Tariffs Threaten Supply Chains For Bitcoin Miners, Causing Legal Problems
August 28, 2025

US bitcoin miners face heightened legal and regulatory exposure following sweeping tariff increases.
Joel Khalili reports in Wired that bitcoin mining operations are uniquely reliant on imported hardware. Tariff-related supply chain disruption in the sector creates urgent risks of contractual disputes and potential litigation.
The problems began on April 2, when President Donald Trump announced tariff hikes on goods from 57 countries, effective April 9.
Importers suddenly faced duties as high as 32 percent on shipments that had previously incurred only modest levies.

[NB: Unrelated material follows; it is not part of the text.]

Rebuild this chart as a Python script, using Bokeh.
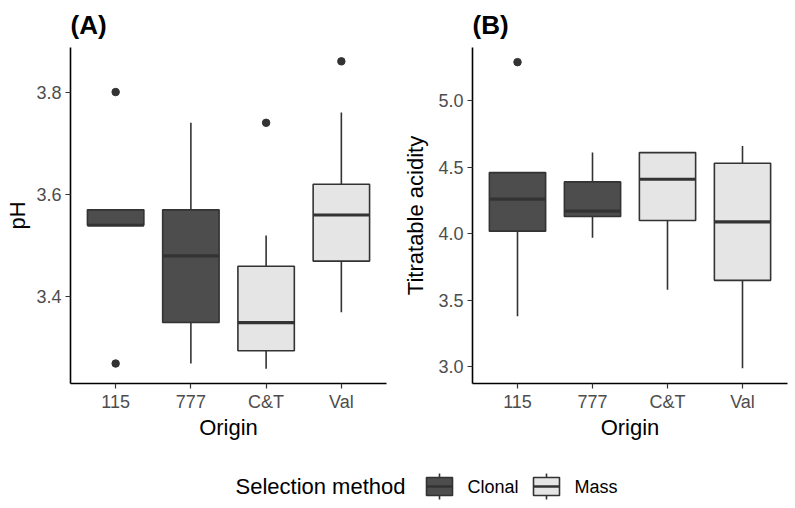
from bokeh.plotting import figure
from bokeh.models import FactorRange, Range1d, FixedTicker, ColumnDataSource, NumeralTickFormatter
from bokeh.core.properties import value
from bokeh.transform import dodge
from bokeh.layouts import column, row
from bokeh.embed import file_html
from bokeh.resources import INLINE

# Box-plot summaries per origin (lower whisker, Q1, median, Q3, upper whisker)
origins = ["115", "777", "C&T", "Val"]
selection = ["Clonal", "Clonal", "Mass", "Mass"]

ph_lower = [3.54, 3.27, 3.26, 3.37]
ph_q1 = [3.54, 3.35, 3.295, 3.47]
ph_median = [3.54, 3.48, 3.35, 3.56]
ph_q3 = [3.57, 3.57, 3.46, 3.62]
ph_upper = [3.57, 3.74, 3.52, 3.76]
ph_out_origin = ["115", "115", "C&T", "Val"]
ph_out_value = [3.80, 3.27, 3.74, 3.86]

ta_lower = [3.38, 3.97, 3.58, 2.99]
ta_q1 = [4.02, 4.13, 4.10, 3.65]
ta_median = [4.26, 4.17, 4.41, 4.09]
ta_q3 = [4.46, 4.39, 4.61, 4.53]
ta_upper = [4.46, 4.61, 4.61, 4.66]
ta_out_origin = ["115"]
ta_out_value = [5.29]

methods = ["Clonal", "Mass"]
method_fill = {"Clonal": "#4D4D4D", "Mass": "#E5E5E5"}

FONT = "Liberation Sans"
EDGE = "#333333"
BOX_W = 0.75


def panel(tag, ylabel, lower, q1, med, q3, upper, out_x, out_y, yr, ticks,
          width, left, right, ylab_standoff):
    p = figure(
        x_range=FactorRange(factors=origins, range_padding=0.1,
                            range_padding_units="absolute"),
        y_range=Range1d(*yr),
        width=width, height=445,
        min_border_left=left, min_border_right=right,
        min_border_top=47, min_border_bottom=62,
        output_backend="svg", toolbar_location=None,
    )
    src = ColumnDataSource(dict(
        origin=origins, lower=lower, q1=q1, med=med, q3=q3, upper=upper,
        fill=[method_fill[m] for m in selection],
    ))
    p.segment(x0="origin", y0="lower", x1="origin", y1="upper", source=src,
              line_color=EDGE, line_width=1.6)
    p.vbar(x="origin", bottom="q1", top="q3", width=BOX_W, source=src,
           fill_color="fill", line_color=EDGE, line_width=1.6)
    p.segment(x0=dodge("origin", -BOX_W / 2, range=p.x_range), y0="med",
              x1=dodge("origin", BOX_W / 2, range=p.x_range), y1="med",
              source=src, line_color=EDGE, line_width=3.2)
    p.scatter(x=out_x, y=out_y, size=7.5, fill_color=EDGE, line_color=EDGE)

    p.title.text = tag
    p.title.text_font = FONT
    p.title.text_font_size = "26px"
    p.title.text_font_style = "bold"
    p.title.text_color = "black"
    p.title.align = "left"
    p.title.standoff = 15

    p.xgrid.visible = False
    p.ygrid.visible = False
    p.outline_line_color = None
    p.background_fill_color = "white"
    p.border_fill_color = "white"

    p.yaxis.ticker = FixedTicker(ticks=ticks)
    p.yaxis.formatter = NumeralTickFormatter(format="0.0")
    for ax in (p.xaxis, p.yaxis):
        ax.axis_line_color = "black"
        ax.axis_line_width = 1.6
        ax.major_tick_line_color = EDGE
        ax.major_tick_line_width = 1.2
        ax.major_tick_out = 5
        ax.major_tick_in = 0
        ax.minor_tick_line_color = None
        ax.major_label_text_font = FONT
        ax.major_label_text_font_size = "18px"
        ax.major_label_text_color = "#4D4D4D"
        ax.axis_label_text_font = FONT
        ax.axis_label_text_font_size = "22px"
        ax.axis_label_text_font_style = "normal"
        ax.axis_label_text_color = "black"
    p.xaxis.axis_label = "Origin"
    p.yaxis.axis_label = ylabel
    p.xaxis.major_label_standoff = 3
    p.yaxis.major_label_standoff = 4
    p.xaxis.axis_label_standoff = 0
    p.yaxis.axis_label_standoff = ylab_standoff
    return p


pa = panel("(A)", "pH", ph_lower, ph_q1, ph_median, ph_q3, ph_upper,
           ph_out_origin, ph_out_value, (3.231, 3.887), [3.4, 3.6, 3.8],
           395, 70, 9, 3)
pb = panel("(B)", "Titratable acidity", ta_lower, ta_q1, ta_median, ta_q3,
           ta_upper, ta_out_origin, ta_out_value, (2.875, 5.4),
           [3.0, 3.5, 4.0, 4.5, 5.0], 400, 77, 8, 7)

# Legend strip: title, then one box-plot key per selection method
leg = figure(width=795, height=63, x_range=Range1d(0, 795), y_range=Range1d(0, 63),
             min_border=0, output_backend="svg", toolbar_location=None)
leg.axis.visible = False
leg.grid.visible = False
leg.outline_line_color = None
leg.border_fill_color = "white"

cy = 22
leg.text(x=[235], y=[cy], text=["Selection method"], text_font=value(FONT),
         text_font_size=value("22px"), text_baseline="middle", text_align="left",
         text_color="black")
key_x = [426, 533]
key_w, key_h, whisk = 26, 18, 4
leg.segment(x0=[k + key_w / 2 for k in key_x], x1=[k + key_w / 2 for k in key_x],
            y0=[cy - key_h / 2 - whisk] * 2, y1=[cy + key_h / 2 + whisk] * 2,
            line_color=EDGE, line_width=1.6)
leg.quad(left=key_x, right=[k + key_w for k in key_x],
         bottom=[cy - key_h / 2] * 2, top=[cy + key_h / 2] * 2,
         fill_color=[method_fill[m] for m in methods], line_color=EDGE, line_width=1.6)
leg.segment(x0=key_x, x1=[k + key_w for k in key_x], y0=[cy] * 2, y1=[cy] * 2,
            line_color=EDGE, line_width=2.4)
leg.text(x=[k + key_w + 15 for k in key_x], y=[cy] * 2, text=methods,
         text_font=value(FONT), text_font_size=value("18px"), text_baseline="middle",
         text_align="left", text_color="black")

layout = column(row(pa, pb), leg)
open("out.html", "w").write(file_html(layout, INLINE))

For Luxor Technology, a US-based firm that handles bitcoin mining hardware and software services, the change meant a $1.3 million shipment originating from Indonesia was at risk of incurring hundreds of thousands of dollars in unexpected costs.

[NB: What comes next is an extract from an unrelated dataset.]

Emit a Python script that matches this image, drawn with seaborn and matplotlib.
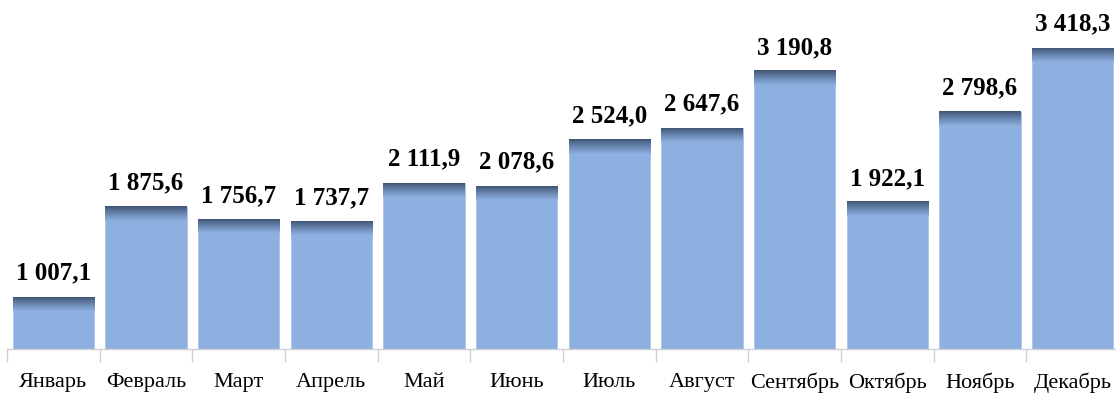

To avoid those liabilities, Luxor secured emergency transport to beat the deadline. That maneuver was mirrored across many industries as businesses scrambled for limited freight capacity.
Although the effective date was later postponed, the episode set off a wave of rushed transactions and contract renegotiations.
Bitcoin miners are especially vulnerable because nearly all their hardware is sourced from two Chinese manufacturers that dominate the global market, Bitmain and MicroBT.
Earlier tariffs had driven some production to Southeast Asia, but those facilities were also covered by the new measures. At the same time, miners were facing profitability pressures from declining rewards, weak fee revenue, and rising energy costs.
Against this backdrop, any increase in capital expenditure due to tariffs risks insolvency for less capitalized firms.
Legal teams should note that tariff policy can instantly destabilize entire industries. Clients may require counsel on disputes related to delayed deliveries, liability for increased costs, and compliance with evolving import regulations.